Fermi grew up in Rome at the turn of the 20th century, the son of a railway official. As a teenager he educated himself almost entirely from second-hand physics textbooks he found at the Campo de' Fiori market in Rome — ancient texts in Latin that he read and understood without help. By the time he entered the Scuola Normale Superiore in Pisa at 17, his entrance exam was so exceptional that the examiner told him it would have been outstanding for a doctoral candidate. He received his doctorate at 21.
One of the most famous concepts associated with Fermi is the 'Fermi estimation' — the ability to make rapid, rough calculations about quantities that seem impossible to measure. Fermi would famously ask questions like 'How many piano tuners are in Chicago?' and arrive at surprisingly accurate answers through logical reasoning. This practice — called in Italian 'stima di Fermi' — is still taught in physics and engineering courses worldwide. The method is simple: break the problem into smaller estimable steps, calculate each one, and multiply. The result, while approximate, is almost always within an order of magnitude of the true answer.
Advanced Science Vocabulary
La fissione nucleare libera enormi quantità di energia. — Nuclear fission releases enormous amounts of energy.
Fermi ottenne la prima reazione a catena controllata nel 1942. — Fermi achieved the first controlled chain reaction in 1942.
I neutroni rallentati potevano provocare la fissione. — Slowed neutrons could trigger fission.
L'energia atomica può essere usata per il bene o per il male. — Atomic energy can be used for good or for evil.
Gli scienziati italiani hanno cambiato la storia. — Italian scientists have changed history.
I risultati dell'esperimento furono sorprendenti. — The results of the experiment were surprising.
La prova sperimentale confermò la teoria. — The experimental proof confirmed the theory.
Italian Scientists and Their Legacy Words
Alessandro Volta inventò la pila elettrica nel 1800. — Alessandro Volta invented the electric battery in 1800.
Luigi Galvani scoprì che l'elettricità stimola i muscoli. — Luigi Galvani discovered that electricity stimulates muscles.
La sequenza di Fibonacci appare in natura ovunque. — The Fibonacci sequence appears in nature everywhere.
Galileo usò il telescopio per osservare i satelliti di Giove. — Galileo used the telescope to observe Jupiter's moons.
The Italian scientific tradition stretches back centuries before Fermi.

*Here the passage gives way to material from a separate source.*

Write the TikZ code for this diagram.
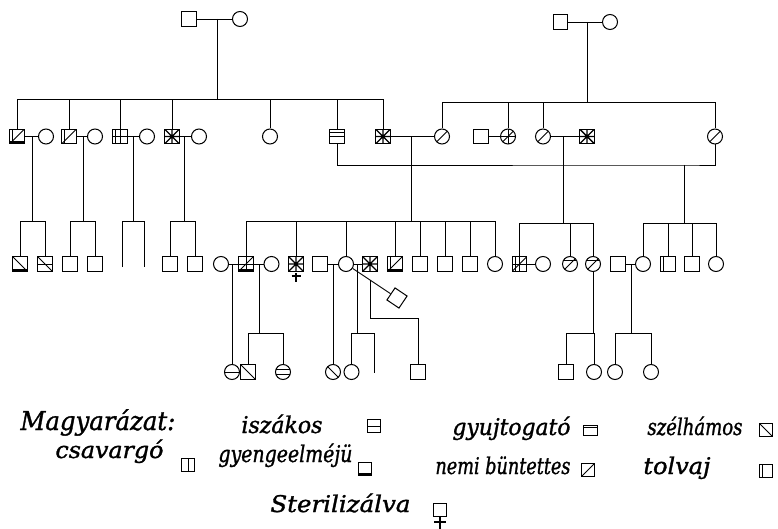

Galileo Galilei (1564–1642) is often called the father of modern science for his insistence on observation and experiment over received authority. Leonardo da Vinci filled thousands of pages of notebooks with anatomical drawings, engineering designs, and observations of nature that were centuries ahead of their time. Evangelista Torricelli invented the barometer. Giovanni Cassini mapped Saturn's rings. Lazzaro Spallanzani disproved spontaneous generation. Alessandro Volta's battery — the pila voltaica — made the electric age possible. Each of these men worked in Italian, thought in Italian, and their terminology has filtered into every scientific language on Earth.
Talking About Science in Italian
Da piccolo sognavo di diventare scienziato.
As a child I dreamed of becoming a scientist.
L'Italia ha dato al mondo alcuni dei più grandi geni scientifici.
Italy has given the world some of the greatest scientific geniuses.
La fisica è difficile, ma affascinante.
Physics is difficult, but fascinating.
Fermi era capace di risolvere problemi complessi con calcoli semplici.
Fermi was able to solve complex problems with simple calculations.
La curiosità è il motore della scienza.
Curiosity is the engine of science.
L'esperimento ha confermato la nostra ipotesi.
The experiment confirmed our hypothesis.
Dobbiamo aspettare i risultati del laboratorio.
We need to wait for the laboratory results.
Fermi left Italy permanently in 1938, officially to collect his Nobel Prize in Stockholm — and never returned. He emigrated to the United States to escape Mussolini's racial laws (his wife Laura was Jewish). Italy has historically suffered from 'fuga di cervelli' — literally 'brain flight', equivalent to the English 'brain drain' — the emigration of talented scientists, engineers, and researchers seeking better-funded institutions abroad. The problem accelerated in the 1990s and 2000s: Italian universities offered few permanent positions, salaries were low, and the grip of academic seniority made it almost impossible for young researchers to advance. A 2019 study estimated that Italy had lost over 300,000 graduates to emigration in the previous decade. Today the government runs programmes called 'Rientro dei Cervelli' — Brain Return — offering tax incentives to researchers who come back. Whether they will work remains debated.
Despite the brain drain, Italian science continues to produce outstanding work. Italy's National Institute for Nuclear Physics (INFN) operates some of the world's most sophisticated particle detectors. The European Gravitational Observatory near Pisa detected gravitational waves using Italian-engineered instruments. Italian astronomers at facilities from the Mauna Kea observatory to the Atacama desert in Chile continue a tradition of sky-watching that Galileo began from a courtyard in Padova 400 years ago. When Fermi's colleague Emilio Segrè — also Italian — helped discover the antiproton in California, he too had left Italy under Mussolini and never gone back. Two Nobel Prizes for Italy, both from the American side of the Atlantic. The loss was Italy's. The gain was the world's.